'''

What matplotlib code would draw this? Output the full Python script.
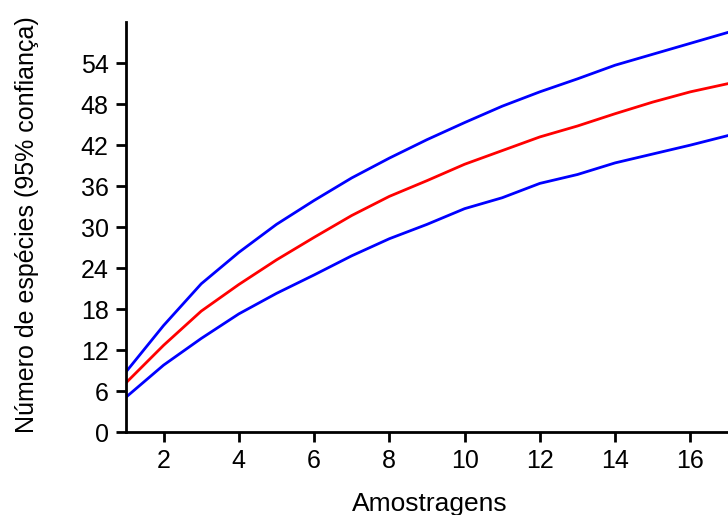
import matplotlib
matplotlib.use("Agg")
import matplotlib.pyplot as plt

plt.rcParams['font.family'] = ['Liberation Sans', 'DejaVu Sans']

amostras = list(range(1, 18))
upper = [8.8, 15.6, 21.7, 26.3, 30.4, 33.9, 37.2, 40.1, 42.8, 45.3, 47.7, 49.8, 51.7, 53.7, 55.3, 56.9, 58.5]
media = [7.2, 12.7, 17.7, 21.6, 25.2, 28.5, 31.7, 34.5, 36.8, 39.2, 41.2, 43.2, 44.8, 46.6, 48.3, 49.8, 51.0]
lower = [5.1, 9.8, 13.7, 17.3, 20.3, 23.0, 25.8, 28.3, 30.4, 32.7, 34.3, 36.4, 37.7, 39.4, 40.7, 42.0, 43.4]

xticks = [2, 4, 6, 8, 10, 12, 14, 16]
yticks = [0, 6, 12, 18, 24, 30, 36, 42, 48, 54]

fig = plt.figure(figsize=(7.28, 5.15), dpi=100)
ax = fig.add_axes([0.173, 0.161, 0.827, 0.796])
ax.plot(amostras, upper, color='#0000ff', lw=2)
ax.plot(amostras, media, color='#ff0000', lw=2)
ax.plot(amostras, lower, color='#0000ff', lw=2)

ax.set_xlim(1, 17)
ax.set_ylim(0, 60)
ax.set_xticks(xticks)
ax.set_yticks(yticks)
ax.spines['top'].set_visible(False)
ax.spines['right'].set_visible(False)
for s in ['left', 'bottom']:
    ax.spines[s].set_linewidth(2)
ax.tick_params(width=2, length=7.5, labelsize=18, direction='out', pad=5)
ax.set_xlabel('Amostragens', fontsize=19)
ax.set_ylabel('Número de espécies (95% confiança)', fontsize=18)
ax.xaxis.set_label_coords(0.505, -0.145)
ax.xaxis.label.set_va('top')
ax.yaxis.set_label_coords(-0.145, 0.505)

fig.savefig('out.png', dpi=100)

'''

- **WHAT IS ASKED**
Give again, exactly, the lines from the start of the data through the one holding "plt.rcParams['font.family'] = ['Liberation"; omit the pictures.

- **SOLUTION FOR THIS PROBLEM**
What matplotlib code would draw this? Output the full Python script.
import matplotlib
matplotlib.use("Agg")
import matplotlib.pyplot as plt

plt.rcParams['font.family'] = ['Liberation Sans', 'DejaVu Sans']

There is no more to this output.